Rejecting these refugees is basically in no material disarray to American citizens, it only harbors fear and lack of knowledge about such a world issue. America turned away Jews due to security concerns during World War II in fear of Nazi spies entering our land during midst of warfare. While these concerns were valid, our cowardice taught us to face our threats without overlooking our ethical obligations. We must exemplify moral courage and withstand the permission of fear to delude our populous. Remember, the U.S. owes these refugees, and without our invasion in Iraq in 2003, al-Qaeda would cease to exist or have grown into Daesh and ISIL.
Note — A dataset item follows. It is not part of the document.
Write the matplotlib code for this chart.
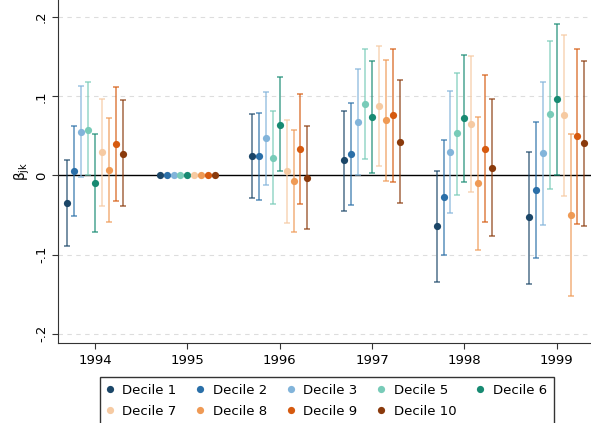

The governor of New Jersey, Chris Christie, has claimed he will not accept any refugees in his state, “not even orphans under the age of five.” The opposing governors, most of whom encouraged the invasion of Iraq, believed it was necessary for the U.S. to participate in the “War on Terror” which created the circumstances of this issue. However, they completely avoid responsibility when faced with the consequence of broken lives.

Ted Cruz calls for Christian refugees to be given special treatment. Such speculations from our governors today are not far from the racist views of the Chinese Exclusion Act, which rooted from public dissatisfaction amongst Christian Americans toward what they called “heathens.” Religion, no doubt, often plays into the structure of ethnicity. The entitlement of bigots have had deep ties in the past and present toward sly ideals of racism. Despite the fact, governors cannot actually bar refugees from their states, and upon entry refugees can move anywhere in the U.S. they please, it is unconstitutional to limit refuge to Christians as governor Cruz wishes.

The hate and stubborn ignorance of our governors in the past could have shot us in the foot many times when looking back. If we had barred refugees in the past during pressing times, we would have excluded Albert Einstein from entering the U.S. after Nazis seized his property in 1933. Consequently, without Einstein, America would have fallen behind Nazi Germany on the construction of the atomic bomb, one of this nation's greatest weapons. The truth is the U.S. has an immense amount of experience with taking in refugees; in fact, we have resettled them more than any other country. Thanks to the help of positive religious forces between churches and other nonprofit charity groups, refugees have been able to readjust and integrate into our nation with ease. So my please is let go of the fear, get your facts straight and stop forming opinions simply off word of mouth. This is not just about the future of  our nation, but the future of the world.